Go through the data and copy every line exactly, but not the images.
-- Start DATA SHOWN --
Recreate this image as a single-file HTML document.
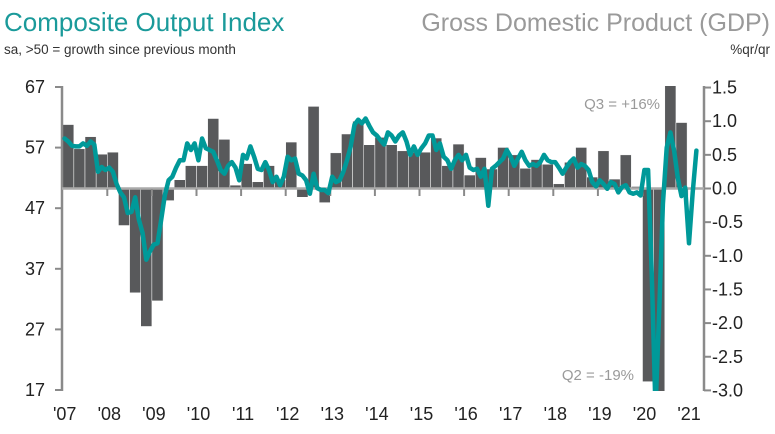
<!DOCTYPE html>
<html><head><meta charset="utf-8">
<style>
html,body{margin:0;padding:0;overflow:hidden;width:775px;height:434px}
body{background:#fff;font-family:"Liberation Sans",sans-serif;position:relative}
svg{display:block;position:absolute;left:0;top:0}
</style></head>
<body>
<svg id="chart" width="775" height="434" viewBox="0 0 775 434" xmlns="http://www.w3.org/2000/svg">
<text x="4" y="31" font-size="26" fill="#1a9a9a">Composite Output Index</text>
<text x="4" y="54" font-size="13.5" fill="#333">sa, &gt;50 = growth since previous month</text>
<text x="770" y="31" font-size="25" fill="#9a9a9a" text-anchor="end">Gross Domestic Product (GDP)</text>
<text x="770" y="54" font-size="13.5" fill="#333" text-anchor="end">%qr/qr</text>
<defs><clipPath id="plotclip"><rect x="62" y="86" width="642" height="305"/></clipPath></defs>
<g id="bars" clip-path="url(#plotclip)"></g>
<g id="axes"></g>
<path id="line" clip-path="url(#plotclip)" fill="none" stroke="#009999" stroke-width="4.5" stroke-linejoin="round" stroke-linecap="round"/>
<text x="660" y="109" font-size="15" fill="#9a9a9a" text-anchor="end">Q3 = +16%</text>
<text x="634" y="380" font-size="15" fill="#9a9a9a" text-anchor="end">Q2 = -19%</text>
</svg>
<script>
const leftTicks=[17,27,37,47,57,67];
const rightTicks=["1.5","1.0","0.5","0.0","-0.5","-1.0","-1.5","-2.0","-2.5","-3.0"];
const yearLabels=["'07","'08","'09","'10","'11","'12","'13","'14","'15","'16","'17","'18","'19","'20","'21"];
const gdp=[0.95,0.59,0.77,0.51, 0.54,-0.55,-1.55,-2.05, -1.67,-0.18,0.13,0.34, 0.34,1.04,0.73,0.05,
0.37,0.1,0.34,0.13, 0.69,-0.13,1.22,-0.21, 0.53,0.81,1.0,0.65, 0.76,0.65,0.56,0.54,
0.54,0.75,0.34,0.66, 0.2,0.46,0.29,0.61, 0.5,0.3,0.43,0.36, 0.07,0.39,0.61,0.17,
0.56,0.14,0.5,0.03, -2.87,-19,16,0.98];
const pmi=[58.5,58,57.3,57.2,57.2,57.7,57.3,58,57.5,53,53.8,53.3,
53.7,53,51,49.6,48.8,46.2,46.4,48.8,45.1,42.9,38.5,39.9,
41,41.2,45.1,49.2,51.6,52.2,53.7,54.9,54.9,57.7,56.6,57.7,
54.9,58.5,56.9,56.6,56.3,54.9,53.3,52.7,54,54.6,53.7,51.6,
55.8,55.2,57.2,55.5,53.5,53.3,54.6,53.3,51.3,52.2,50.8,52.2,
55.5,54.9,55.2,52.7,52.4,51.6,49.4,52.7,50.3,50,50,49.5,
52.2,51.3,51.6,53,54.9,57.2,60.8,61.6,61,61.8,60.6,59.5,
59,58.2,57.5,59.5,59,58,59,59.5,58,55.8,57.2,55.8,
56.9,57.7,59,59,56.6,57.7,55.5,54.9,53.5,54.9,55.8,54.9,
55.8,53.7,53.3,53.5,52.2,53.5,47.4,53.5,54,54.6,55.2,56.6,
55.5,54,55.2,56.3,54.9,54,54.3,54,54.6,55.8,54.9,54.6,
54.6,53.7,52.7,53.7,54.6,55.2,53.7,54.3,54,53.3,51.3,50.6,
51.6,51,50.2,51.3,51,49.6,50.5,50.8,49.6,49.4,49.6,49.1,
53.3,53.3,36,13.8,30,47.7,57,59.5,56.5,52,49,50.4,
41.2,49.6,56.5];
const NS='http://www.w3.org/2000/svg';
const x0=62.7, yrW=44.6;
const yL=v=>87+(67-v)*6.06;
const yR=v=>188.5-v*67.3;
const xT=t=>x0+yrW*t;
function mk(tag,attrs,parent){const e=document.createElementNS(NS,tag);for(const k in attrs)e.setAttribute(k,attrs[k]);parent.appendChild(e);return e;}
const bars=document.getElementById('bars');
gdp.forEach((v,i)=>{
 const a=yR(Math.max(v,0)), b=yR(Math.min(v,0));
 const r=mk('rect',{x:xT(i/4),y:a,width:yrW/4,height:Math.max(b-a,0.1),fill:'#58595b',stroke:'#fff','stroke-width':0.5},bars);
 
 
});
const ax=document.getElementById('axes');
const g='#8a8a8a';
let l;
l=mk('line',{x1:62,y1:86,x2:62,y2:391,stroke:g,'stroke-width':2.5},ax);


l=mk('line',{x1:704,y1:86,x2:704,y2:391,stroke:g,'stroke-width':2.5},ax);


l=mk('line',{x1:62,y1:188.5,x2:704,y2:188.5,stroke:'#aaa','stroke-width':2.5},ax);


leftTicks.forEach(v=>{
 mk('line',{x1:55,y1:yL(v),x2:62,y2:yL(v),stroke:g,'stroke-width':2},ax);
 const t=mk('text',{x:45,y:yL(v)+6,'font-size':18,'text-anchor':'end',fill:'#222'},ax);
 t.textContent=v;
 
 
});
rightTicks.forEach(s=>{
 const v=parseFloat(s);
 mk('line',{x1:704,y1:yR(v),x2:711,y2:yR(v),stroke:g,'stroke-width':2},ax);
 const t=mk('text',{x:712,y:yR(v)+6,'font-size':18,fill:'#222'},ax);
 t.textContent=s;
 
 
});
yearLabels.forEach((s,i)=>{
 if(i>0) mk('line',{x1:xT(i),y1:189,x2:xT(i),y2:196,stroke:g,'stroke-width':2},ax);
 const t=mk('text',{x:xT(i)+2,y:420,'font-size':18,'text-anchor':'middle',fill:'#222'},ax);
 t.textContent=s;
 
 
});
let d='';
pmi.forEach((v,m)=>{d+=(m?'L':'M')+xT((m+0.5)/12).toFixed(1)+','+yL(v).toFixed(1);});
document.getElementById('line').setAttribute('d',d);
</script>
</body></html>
-- End DATA SHOWN --
== EXERCISE RESPONSE ==
Recreate this image as a single-file HTML document.
<!DOCTYPE html>
<html><head><meta charset="utf-8">
<style>
html,body{margin:0;padding:0;overflow:hidden;width:775px;height:434px}
body{background:#fff;font-family:"Liberation Sans",sans-serif;position:relative}
svg{display:block;position:absolute;left:0;top:0}
</style></head>
<body>
<svg id="chart" width="775" height="434" viewBox="0 0 775 434" xmlns="http://www.w3.org/2000/svg">
<text x="4" y="31" font-size="26" fill="#1a9a9a">Composite Output Index</text>
<text x="4" y="54" font-size="13.5" fill="#333">sa, &gt;50 = growth since previous month</text>
<text x="770" y="31" font-size="25" fill="#9a9a9a" text-anchor="end">Gross Domestic Product (GDP)</text>
<text x="770" y="54" font-size="13.5" fill="#333" text-anchor="end">%qr/qr</text>
<defs><clipPath id="plotclip"><rect x="62" y="86" width="642" height="305"/></clipPath></defs>
<g id="bars" clip-path="url(#plotclip)"></g>
<g id="axes"></g>
<path id="line" clip-path="url(#plotclip)" fill="none" stroke="#009999" stroke-width="4.5" stroke-linejoin="round" stroke-linecap="round"/>
<text x="660" y="109" font-size="15" fill="#9a9a9a" text-anchor="end">Q3 = +16%</text>
<text x="634" y="380" font-size="15" fill="#9a9a9a" text-anchor="end">Q2 = -19%</text>
</svg>
<script>
const leftTicks=[17,27,37,47,57,67];
const rightTicks=["1.5","1.0","0.5","0.0","-0.5","-1.0","-1.5","-2.0","-2.5","-3.0"];
const yearLabels=["'07","'08","'09","'10","'11","'12","'13","'14","'15","'16","'17","'18","'19","'20","'21"];
const gdp=[0.95,0.59,0.77,0.51, 0.54,-0.55,-1.55,-2.05, -1.67,-0.18,0.13,0.34, 0.34,1.04,0.73,0.05,
0.37,0.1,0.34,0.13, 0.69,-0.13,1.22,-0.21, 0.53,0.81,1.0,0.65, 0.76,0.65,0.56,0.54,
0.54,0.75,0.34,0.66, 0.2,0.46,0.29,0.61, 0.5,0.3,0.43,0.36, 0.07,0.39,0.61,0.17,
0.56,0.14,0.5,0.03, -2.87,-19,16,0.98];
const pmi=[58.5,58,57.3,57.2,57.2,57.7,57.3,58,57.5,53,53.8,53.3,
53.7,53,51,49.6,48.8,46.2,46.4,48.8,45.1,42.9,38.5,39.9,
41,41.2,45.1,49.2,51.6,52.2,53.7,54.9,54.9,57.7,56.6,57.7,
54.9,58.5,56.9,56.6,56.3,54.9,53.3,52.7,54,54.6,53.7,51.6,
55.8,55.2,57.2,55.5,53.5,53.3,54.6,53.3,51.3,52.2,50.8,52.2,
55.5,54.9,55.2,52.7,52.4,51.6,49.4,52.7,50.3,50,50,49.5,
52.2,51.3,51.6,53,54.9,57.2,60.8,61.6,61,61.8,60.6,59.5,
59,58.2,57.5,59.5,59,58,59,59.5,58,55.8,57.2,55.8,
56.9,57.7,59,59,56.6,57.7,55.5,54.9,53.5,54.9,55.8,54.9,
55.8,53.7,53.3,53.5,52.2,53.5,47.4,53.5,54,54.6,55.2,56.6,
55.5,54,55.2,56.3,54.9,54,54.3,54,54.6,55.8,54.9,54.6,
54.6,53.7,52.7,53.7,54.6,55.2,53.7,54.3,54,53.3,51.3,50.6,
51.6,51,50.2,51.3,51,49.6,50.5,50.8,49.6,49.4,49.6,49.1,
53.3,53.3,36,13.8,30,47.7,57,59.5,56.5,52,49,50.4,
41.2,49.6,56.5];
const NS='http://www.w3.org/2000/svg';
const x0=62.7, yrW=44.6;
const yL=v=>87+(67-v)*6.06;
const yR=v=>188.5-v*67.3;
const xT=t=>x0+yrW*t;
function mk(tag,attrs,parent){const e=document.createElementNS(NS,tag);for(const k in attrs)e.setAttribute(k,attrs[k]);parent.appendChild(e);return e;}
const bars=document.getElementById('bars');
gdp.forEach((v,i)=>{
 const a=yR(Math.max(v,0)), b=yR(Math.min(v,0));
 const r=mk('rect',{x:xT(i/4),y:a,width:yrW/4,height:Math.max(b-a,0.1),fill:'#58595b',stroke:'#fff','stroke-width':0.5},bars);
 
 
});
const ax=document.getElementById('axes');
const g='#8a8a8a';
let l;
l=mk('line',{x1:62,y1:86,x2:62,y2:391,stroke:g,'stroke-width':2.5},ax);


l=mk('line',{x1:704,y1:86,x2:704,y2:391,stroke:g,'stroke-width':2.5},ax);


l=mk('line',{x1:62,y1:188.5,x2:704,y2:188.5,stroke:'#aaa','stroke-width':2.5},ax);


leftTicks.forEach(v=>{
 mk('line',{x1:55,y1:yL(v),x2:62,y2:yL(v),stroke:g,'stroke-width':2},ax);
 const t=mk('text',{x:45,y:yL(v)+6,'font-size':18,'text-anchor':'end',fill:'#222'},ax);
 t.textContent=v;
 
 
});
rightTicks.forEach(s=>{
 const v=parseFloat(s);
 mk('line',{x1:704,y1:yR(v),x2:711,y2:yR(v),stroke:g,'stroke-width':2},ax);
 const t=mk('text',{x:712,y:yR(v)+6,'font-size':18,fill:'#222'},ax);
 t.textContent=s;
 
 
});
yearLabels.forEach((s,i)=>{
 if(i>0) mk('line',{x1:xT(i),y1:189,x2:xT(i),y2:196,stroke:g,'stroke-width':2},ax);
 const t=mk('text',{x:xT(i)+2,y:420,'font-size':18,'text-anchor':'middle',fill:'#222'},ax);
 t.textContent=s;
 
 
});
let d='';
pmi.forEach((v,m)=>{d+=(m?'L':'M')+xT((m+0.5)/12).toFixed(1)+','+yL(v).toFixed(1);});
document.getElementById('line').setAttribute('d',d);
</script>
</body></html>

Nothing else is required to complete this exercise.